Pinpointing Palach

Director Robert Sedlácek on his film about the Czech national hero.

by Jane Fae

Robert Sedláček on Jan Palach: 'Palach is a national treasure, the source of many strong opinions. It is important we keep his memory alive. Yet we know very little about him'
Robert Sedláček on Jan Palach: 'Palach is a national treasure, the source of many strong opinions. It is important we keep his memory alive. Yet we know very little about him'

Robert Sedláček
Robert Sedláček Photo: Petr Novák, Wikipedia
An interesting footnote to the showing of the excellent - and up for several accolades at the Czech Film Critics' Awards - Jan Palach at the Czech embassy last week was a post-film interview with director Robert Sedlácek.

Sedlácek comes to directing from journalism. He crossed over to filmmaking with Rules Of Lies, a 2006 film about drug addiction. His reputation grew with Long Live The Family (2011) and he is also acclaimed for The Czech Century (2013).

Despite this, he is renowned as a “bad boy” of Czech culture...getting up close to Milos Zeman, a Czech president well-known for his antipathy toward journalists, and then turning up to receive one of his country's highest honours from the same president wearing a knitted sweatshirt.

For such reasons, he may seem an odd choice to make the first official film of Czech (and Slovak) national hero Jan Palach: but perhaps the opposite is the case. To make a film about an awkward individual who did not fit, who better than a director with some of those same characteristics?

Who better, too, than a director whose instincts lie on the side of documentary? For as Sedlácek explained: “Palach is a national treasure, the source of many strong opinions. It is important we keep his memory alive. Yet we know very little about him.

“So much of what happened to Palach was internal and therefore died with him. And what we do know, from those closest to him is that he was a loner, keeping his thoughts very much to himself. At the same time, he projected a myriad different faces to each of those whose lives he touched”.

Perhaps the person who knew him best of all was his brother: though even he, seven years older and distant in age, does not seem to have known Jan well. For him, Sedlácek recalls, Jan was far from a hero. But then there were consequences after Palach killed himself, above all for his family. “Was it worth it?”, his brother still asks. Well, was it?

“None of those making films today have direct experience of Palach, yet we have correspondence, journals, some footage, eye witness accounts.”

Ironically, Sedlácek reveals, a great deal of material surfaced with the opening of the archives of State Security (StB), a plain clothes secret police arm, when Czechoslovakia shook off its communist government in 1990.

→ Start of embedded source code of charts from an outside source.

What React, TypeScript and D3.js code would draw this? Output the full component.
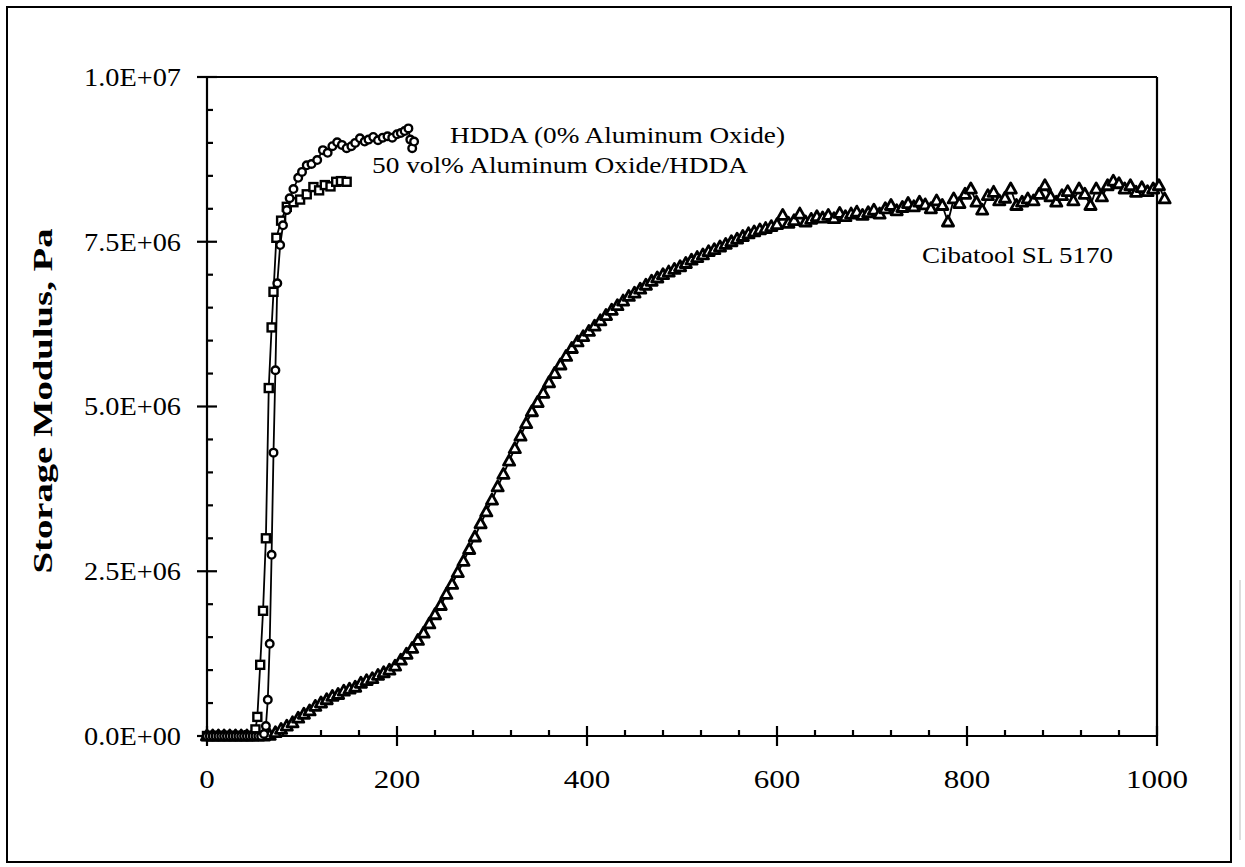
import React from "react";
import * as d3 from "d3";

const W = 1245;
const H = 867;

// axis ticks
const yMajor = [0, 2.5e6, 5e6, 7.5e6, 1e7];
const yTickLabels = ["0.0E+00", "2.5E+06", "5.0E+06", "7.5E+06", "1.0E+07"];
const xMajor = [0, 200, 400, 600, 800, 1000];
const xTickLabels = ["0", "200", "400", "600", "800", "1000"];

// HDDA (0% Aluminum Oxide) - circles, modulus in 1E+06 Pa
const hddaTime = [0, 3, 6, 9, 12, 15, 18, 21, 24, 27, 30, 33, 36, 39, 42, 45, 48, 51, 54, 57, 60, 62, 64, 66, 68, 70, 72, 74, 77, 80, 84, 87, 91, 96, 100, 105, 110, 116, 122, 127, 132, 137, 142, 147, 152, 156, 161, 166, 170, 175, 180, 185, 190, 195, 200, 204, 208, 212, 214, 216, 218];
const hddaModulus = [0, 0, 0, 0, 0, 0, 0, 0, 0, 0, 0, 0, 0, 0, 0, 0, 0, 0, 0, 0, 0.03, 0.15, 0.55, 1.4, 2.75, 4.3, 5.55, 6.87, 7.45, 7.75, 7.98, 8.16, 8.3, 8.47, 8.56, 8.66, 8.68, 8.74, 8.89, 8.85, 8.95, 9.01, 8.97, 8.92, 8.95, 9.0, 9.07, 9.02, 9.05, 9.09, 9.04, 9.08, 9.1, 9.08, 9.13, 9.15, 9.18, 9.22, 9.05, 8.92, 9.02];

// 50 vol% Aluminum Oxide/HDDA - squares
const aluTime = [0, 3, 6, 9, 12, 15, 18, 21, 24, 27, 30, 33, 36, 39, 42, 45, 48, 51, 53, 56, 59, 62, 65, 68, 70, 73, 78, 84, 91, 98, 105, 112, 118, 124, 130, 136, 141, 147];
const aluModulus = [0, 0, 0, 0, 0, 0, 0, 0, 0, 0, 0, 0, 0, 0, 0, 0, 0, 0.1, 0.29, 1.08, 1.9, 3.0, 5.28, 6.2, 6.74, 7.56, 7.82, 8.03, 8.1, 8.14, 8.22, 8.33, 8.28, 8.36, 8.34, 8.41, 8.42, 8.41];

// Cibatool SL 5170 - triangles
const cibaTime = [0, 6, 12, 18, 24, 30, 36, 42, 48, 54, 60, 66, 72, 78, 84, 90, 96, 102, 108, 114, 120, 126, 132, 138, 144, 150, 156, 162, 168, 174, 180, 186, 192, 198, 204, 210, 216, 222, 228, 234, 240, 246, 252, 258, 264, 270, 276, 282, 288, 294, 300, 306, 312, 318, 324, 330, 336, 342, 348, 354, 360, 366, 372, 378, 384, 390, 396, 402, 408, 414, 420, 426, 432, 438, 444, 450, 456, 462, 468, 474, 480, 486, 492, 498, 504, 510, 516, 522, 528, 534, 540, 546, 552, 558, 564, 570, 576, 582, 588, 594, 600, 606, 612, 618, 624, 630, 636, 642, 648, 654, 660, 666, 672, 678, 684, 690, 696, 702, 708, 714, 720, 726, 732, 738, 744, 750, 756, 762, 768, 774, 780, 786, 792, 798, 804, 810, 816, 822, 828, 834, 840, 846, 852, 858, 864, 870, 876, 882, 888, 894, 900, 906, 912, 918, 924, 930, 936, 942, 948, 954, 960, 966, 972, 978, 984, 990, 996, 1002, 1008];
const cibaModulus = [0, 0, 0, 0, 0, 0, 0, 0, 0, 0, 0, 0.01, 0.05, 0.1, 0.15, 0.2, 0.27, 0.33, 0.38, 0.45, 0.5, 0.55, 0.6, 0.63, 0.68, 0.71, 0.74, 0.8, 0.84, 0.87, 0.92, 0.96, 1.0, 1.06, 1.15, 1.24, 1.33, 1.45, 1.56, 1.7, 1.84, 1.98, 2.15, 2.3, 2.48, 2.65, 2.83, 3.02, 3.22, 3.4, 3.58, 3.78, 3.97, 4.17, 4.36, 4.55, 4.74, 4.92, 5.06, 5.2, 5.36, 5.5, 5.63, 5.76, 5.88, 5.98, 6.06, 6.14, 6.22, 6.3, 6.38, 6.46, 6.53, 6.6, 6.67, 6.72, 6.78, 6.84, 6.9, 6.95, 7.0, 7.04, 7.08, 7.12, 7.17, 7.22, 7.26, 7.3, 7.35, 7.38, 7.42, 7.46, 7.5, 7.54, 7.58, 7.62, 7.65, 7.68, 7.7, 7.73, 7.76, 7.9, 7.78, 7.82, 7.92, 7.8, 7.84, 7.88, 7.86, 7.9, 7.85, 7.93, 7.88, 7.92, 7.95, 7.9, 7.94, 7.98, 7.92, 8.0, 8.05, 7.97, 8.02, 8.08, 8.03, 8.1, 8.06, 8.0, 8.12, 8.05, 7.8, 8.15, 8.08, 8.22, 8.3, 8.1, 7.98, 8.2, 8.25, 8.12, 8.16, 8.3, 8.05, 8.1, 8.15, 8.12, 8.22, 8.35, 8.18, 8.1, 8.2, 8.26, 8.12, 8.3, 8.22, 8.05, 8.3, 8.18, 8.35, 8.42, 8.38, 8.3, 8.35, 8.25, 8.32, 8.26, 8.3, 8.35, 8.15];

const FONT = "'Liberation Serif', 'Times New Roman', serif";

const zip = (t: number[], v: number[]) => t.map((d, i) => [d, v[i] * 1e6] as [number, number]);

export default function App() {
  const x = d3.scaleLinear().domain([0, 1000]).range([207, 1157]);
  const y = d3.scaleLinear().domain([0, 1e7]).range([736, 77]);

  const line = d3.line<[number, number]>().x(d => x(d[0])).y(d => y(d[1]));

  const hdda = zip(hddaTime, hddaModulus);
  const alu = zip(aluTime, aluModulus);
  const ciba = zip(cibaTime, cibaModulus);

  const yMinor = d3.range(0, 1e7, 5e5).filter(v => v % 2.5e6 !== 0);
  const xMinor = d3.range(0, 1000, 40).filter(v => v % 200 !== 0);

  // open triangle marker
  const tri = "M0,-6L5.6,4L-5.6,4Z";

  return (
    <svg width={W} height={H} style={{ position: "absolute", left: 0, top: 0, background: "#fff" }}>
      <rect x={0} y={0} width={W} height={H} fill="#fff" />
      {/* outer frame */}
      <rect x={7} y={7} width={1224} height={855} fill="none" stroke="#000" strokeWidth={2} />
      <line x1={1240} x2={1240} y1={580} y2={840} stroke="#bbb" strokeWidth={1} />

      {/* axes */}
      <g stroke="#000" strokeWidth={2.2}>
        <line x1={x(0)} x2={x(0)} y1={y(1e7)} y2={y(0)} />
        <line x1={x(0)} x2={x(1000)} y1={y(0)} y2={y(0)} />
        <line x1={x(0) - 7} x2={x(1000)} y1={y(1e7)} y2={y(1e7)} />
        <line x1={x(1000)} x2={x(1000)} y1={y(1e7)} y2={y(0)} />
        {yMajor.map(v => <line key={"ym" + v} x1={x(0) - 10} x2={x(0) + 10} y1={y(v)} y2={y(v)} />)}
        {yMinor.map(v => <line key={"yn" + v} x1={x(0)} x2={x(0) + 6} y1={y(v)} y2={y(v)} />)}
        {xMajor.map(v => <line key={"xm" + v} x1={x(v)} x2={x(v)} y1={y(0) - 10} y2={y(0) + 10} />)}
        {xMinor.map(v => <line key={"xn" + v} x1={x(v)} x2={x(v)} y1={y(0) - 6} y2={y(0)} />)}
      </g>

      <g fontFamily={FONT} fontSize={25} fill="#000">
        {yMajor.map((v, i) => (
          <text key={"yl" + v} x={181} y={y(v)} dy="0.35em" textAnchor="end" textLength={97} lengthAdjust="spacingAndGlyphs">{yTickLabels[i]}</text>
        ))}
        {xMajor.map((v, i) => (
          <text key={"xl" + v} x={x(v)} y={788} textAnchor="middle" textLength={xTickLabels[i].length * 15.5} lengthAdjust="spacingAndGlyphs">{xTickLabels[i]}</text>
        ))}
      </g>

      <text transform="translate(52,401) rotate(-90)" textAnchor="middle" fontFamily={FONT} fontWeight="bold" fontSize={28} textLength={345} lengthAdjust="spacingAndGlyphs">Storage  Modulus,  Pa</text>

      {/* series lines */}
      <g fill="none" stroke="#000" strokeWidth={1.8}>
        <path d={line(ciba) || ""} />
        <path d={line(alu) || ""} />
        <path d={line(hdda) || ""} />
      </g>

      {/* markers */}
      <g fill="#fff" stroke="#000" strokeWidth={2.8} strokeLinejoin="round">
        {ciba.map((d, i) => <path key={"c" + i} d={tri} transform={`translate(${x(d[0])},${y(d[1])})`} />)}
      </g>
      <g fill="#fff" stroke="#000" strokeWidth={2.4}>
        {alu.map((d, i) => <rect key={"s" + i} x={x(d[0]) - 4} y={y(d[1]) - 4} width={8} height={8} />)}
        {hdda.map((d, i) => <circle key={"h" + i} cx={x(d[0])} cy={y(d[1])} r={3.8} />)}
      </g>

      <g fontFamily={FONT} fontSize={24} fill="#000">
        <text x={450} y={143} textLength={335} lengthAdjust="spacingAndGlyphs">HDDA (0% Aluminum Oxide)</text>
        <text x={372} y={173} textLength={376} lengthAdjust="spacingAndGlyphs">50 vol% Aluminum Oxide/HDDA</text>
        <text x={922} y={263} textLength={191} lengthAdjust="spacingAndGlyphs">Cibatool SL 5170</text>
      </g>
    </svg>
  );
}
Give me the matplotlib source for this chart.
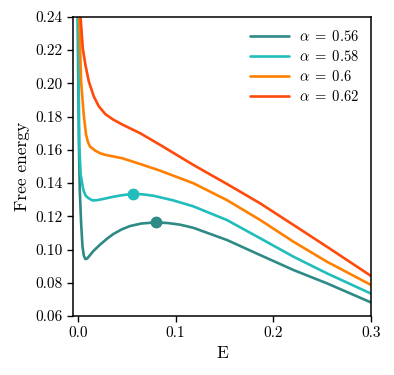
import numpy as np
import matplotlib
matplotlib.use("Agg")
import matplotlib.pyplot as plt

# valeurs
alphas = ["0.56", "0.58", "0.6", "0.62"]
couleurs = ["#2e8a86", "#21bcbc", "#ff8000", "#ff4a0a"]

E_056 = [-0.0002, 0.0005, 0.0012, 0.002, 0.0035, 0.0048, 0.0062, 0.0078, 0.0095, 0.012,
         0.016, 0.0228, 0.03, 0.0364, 0.045, 0.0535, 0.065, 0.0795, 0.092, 0.1047,
         0.1183, 0.1525, 0.1866, 0.2207, 0.2549, 0.3]
F_056 = [0.245, 0.20, 0.163, 0.136, 0.115, 0.102, 0.0963, 0.0943, 0.0946, 0.0963,
         0.0992, 0.1030, 0.1066, 0.1094, 0.1122, 0.1142, 0.1157, 0.1164, 0.1160, 0.1150,
         0.1131, 0.1058, 0.0967, 0.0877, 0.0797, 0.0682]

E_058 = [0.0003, 0.001, 0.0015, 0.003, 0.0057, 0.008, 0.0108, 0.015, 0.0194, 0.027,
         0.0364, 0.046, 0.056, 0.066, 0.0774, 0.0978, 0.1183, 0.1525, 0.1866, 0.2207,
         0.2549, 0.3]
F_058 = [0.245, 0.20, 0.163, 0.145, 0.1359, 0.1325, 0.131, 0.1296, 0.1297, 0.1306,
         0.1318, 0.1328, 0.1335, 0.1333, 0.1324, 0.1296, 0.1260, 0.1178, 0.1068, 0.0957,
         0.0857, 0.0735]

E_060 = [0.0014, 0.0016, 0.0024, 0.0034, 0.0061, 0.0085, 0.0105, 0.0125, 0.018, 0.0228,
         0.0282, 0.0453, 0.0638, 0.0842, 0.1183, 0.1525, 0.1866, 0.2207, 0.2549, 0.3]
F_060 = [0.245, 0.2412, 0.2211, 0.2011, 0.181, 0.169, 0.1645, 0.162, 0.1595, 0.158,
         0.157, 0.155, 0.1515, 0.1475, 0.1399, 0.1298, 0.1178, 0.1047, 0.0927, 0.0787]

E_062 = [0.0025, 0.0027, 0.0051, 0.0078, 0.0113, 0.0164, 0.0215, 0.0282, 0.036, 0.0453,
         0.0638, 0.0842, 0.1183, 0.1525, 0.1866, 0.2207, 0.2549, 0.3]
F_062 = [0.245, 0.2412, 0.2211, 0.2111, 0.2011, 0.1921, 0.1862, 0.1815, 0.1783, 0.1753,
         0.1700, 0.1630, 0.1509, 0.1395, 0.1278, 0.1148, 0.1017, 0.0841]

# maxima marques par un point
pts_E = [0.0795, 0.056]
pts_F = [0.1164, 0.1335]

courbes = [(E_056, F_056), (E_058, F_058), (E_060, F_060), (E_062, F_062)]

plt.rcParams["font.family"] = "serif"
plt.rcParams["font.serif"] = ["cmr10"]
plt.rcParams["mathtext.fontset"] = "cm"
plt.rcParams["axes.formatter.use_mathtext"] = True

fig = plt.figure(figsize=(3.94, 3.75), dpi=100)
ax = fig.add_axes([0.185, 0.157, 0.757, 0.798])

for (E, F), a, c in zip(courbes, alphas, couleurs):
    ax.plot(E, F, color=c, lw=1.9, solid_joinstyle="round", solid_capstyle="round",
            label=r"$\alpha\;=\;%s$" % a)

for e, f, c in zip(pts_E, pts_F, couleurs[:2]):
    ax.plot(e, f, "o", color=c, ms=7.5, zorder=5)

ax.set_xlim(-0.005, 0.3)
ax.set_ylim(0.06, 0.24)
ax.set_xticks([0.0, 0.1, 0.2, 0.3])
ax.set_xticklabels(["0.0", "0.1", "0.2", "0.3"])
ax.set_yticks(np.arange(0.06, 0.241, 0.02))
ax.set_yticklabels(["%.2f" % v for v in np.arange(0.06, 0.241, 0.02)])
ax.tick_params(direction="out", length=4.5, width=1.0, labelsize=11, pad=3)
for s in ax.spines.values():
    s.set_linewidth(1.1)

ax.set_xlabel("E", fontsize=12.5)
ax.set_ylabel("Free energy", fontsize=12.5)
ax.legend(loc="upper right", frameon=False, fontsize=10.5, handlelength=2.7,
          handletextpad=0.65, labelspacing=0.33, borderaxespad=0.45)

fig.savefig("out.png", dpi=100)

Because even – or perhaps especially – dead, Palach became a symbol of defiance and an emblem of national self-confidence. So the ŠtB waged war on his memory, on his family, on anyone who knew him. Their campaign was medieval in its ferocity: after he was buried, in Prague, they had his remains dug up transported far from the capital, and burnt.

As if they understood the risk that a modern martyrdom could gather to itself the trappings of medieval sainthood.

This, it seems, is part what lies behind the way in which Sedlácek approached his subject. Time and again, in interview, he returns to themes that are quasi-religious. Palach, he suggests, was “like a Czech Jesus”, a “saint for the Czech Republic”.

And that in turn informs both his selection as director and his approach. A director more used to seeking out the dramatic narrative and rounding off his films with meaning might have been tempted to shape Palach's character more overtly, to provide motives where none are known. And while this might have made for a more “interesting” film, it would have run quite counter to the task in hand, which was to tell the life of a significant historic figure. Would, too, have meant taking sides, which would have been self-defeating.

In this, Sedlácek's treatment of Palach reflects similar treatments given to other similar icons - holy figures who pass through their own story, but in the end, not entirely knowable to any but themselves. Or rather, by their deeds you shall know them. That is all.

This was an important story to tell, a significant one that, in time, is likely to impact a nation's self-image in a way few films ever can. In this, Sedlácek finds himself stepping in the shoes of other directors, such as Eisenstein, who have played a similarly pivotal role in their country's development.

Though he makes no such comparison, he understands the honour he has been given.